Rel=canonical tags help search engines push both of these URLs to your canonical URL, for example: http://www.site.com/example and https://www.site.com/example
- When you have a lot of syndicated content. Content syndication lets you drive traffic by sharing your blog on other sites, and publishing other blogs on your site.
Rel=canonical tags can push search results — from those various blogs, web feeds and the like — to your canonical URL.
Avoid These Rel=Canonical Mistakes:
- Writing absolute URLs as relative URLs.
An Absolute URL uses the entire address on the page that you link to. For example:
<a href = http://www.site.com/xyz.html>
A relative URL uses the “relative” path, not the full address. It assumes that the page you type in is on the same site. For example:
<a <href = “/xyz.html”>
If you mistakenly use a relative URL, the search engines might ignore your rel=canonical tag. So, be sure to specify the full absolute URL. Make sure you are familiar with the differences between absolute and relative URLs.
- Setting the canonical URL to the first page of a paginated series.
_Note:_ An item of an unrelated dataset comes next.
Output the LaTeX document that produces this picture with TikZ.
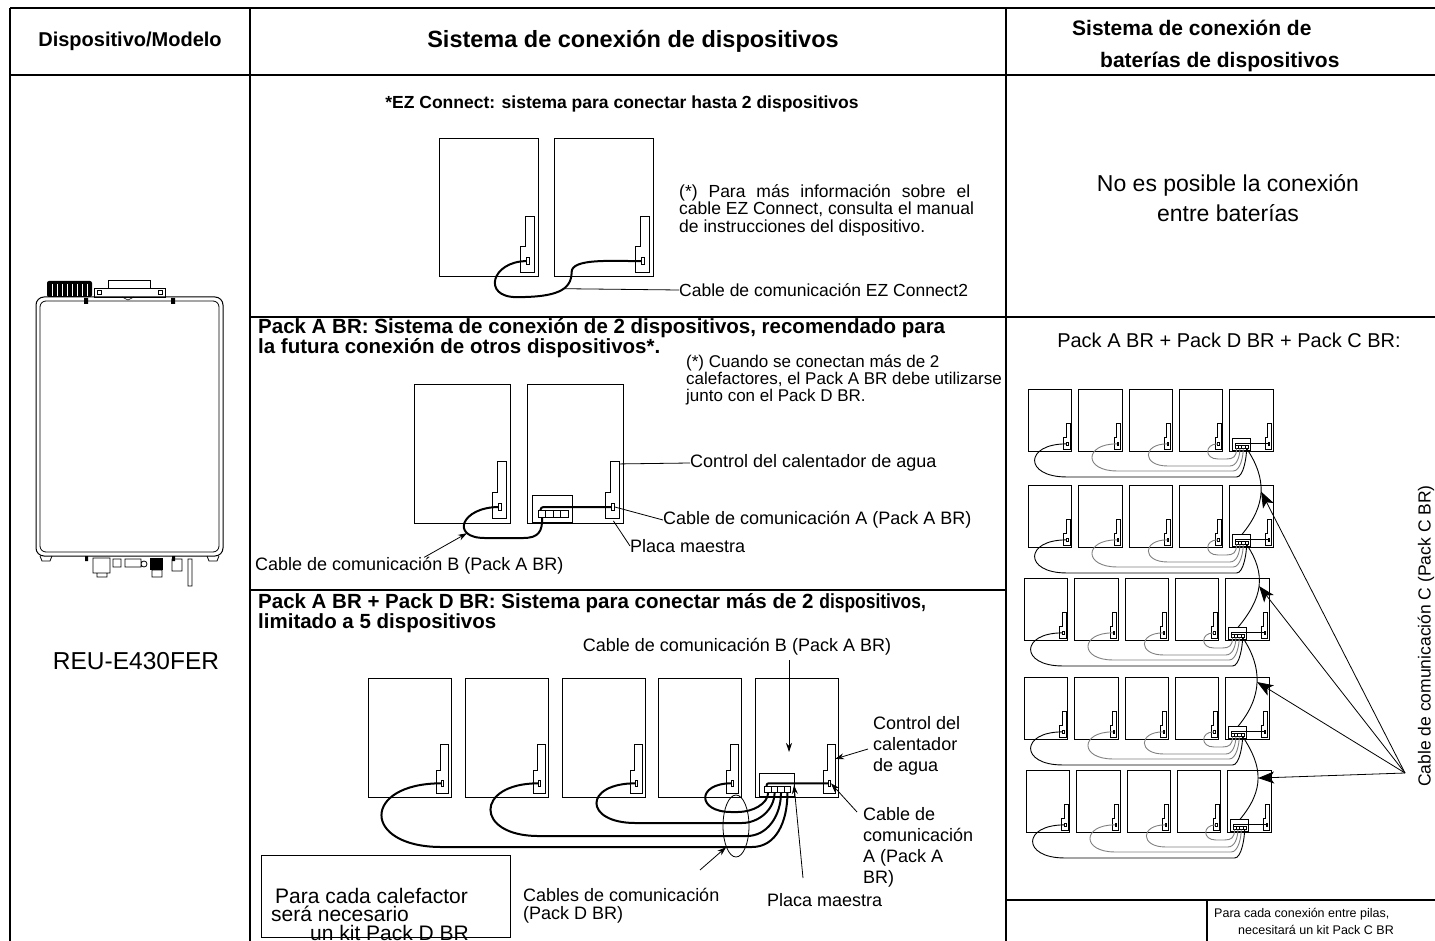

If you do this, the search engines will only index the first page – skipping the content on subsequent pages. It’s best to specify a URL that has all of the content on a single page.
For example:
SINGLE PAGE WITH ALL CONTENT
example.html?page=all
(arrows from PAGE 1, 2 and 3 point to SINGLE PAGE)
PAGE 1 CONTENT example.html?page=1
PAGE 2 CONTENT example.html?page=2
PAGE 3 example.html?page=3
Final Thoughts
It's always wise to double-check your work – especially if you're picking up a template, setting multiple rel=canonical tags to different URLs or using an SEO plugin with default rel=canonical tags (Yoast is a popular plugin option). At the end of the day, use caution when implementing 301 redirects and rel=canonical tags. Used correctly, they can turn duplicate content into seamless search results. Used incorrectly, they have the potential to impede search performance and harm your site and analytics performance. It’s always good to test on a small set of URLs first to make sure you get the visibility you want, before implementing either of these solutions across your site.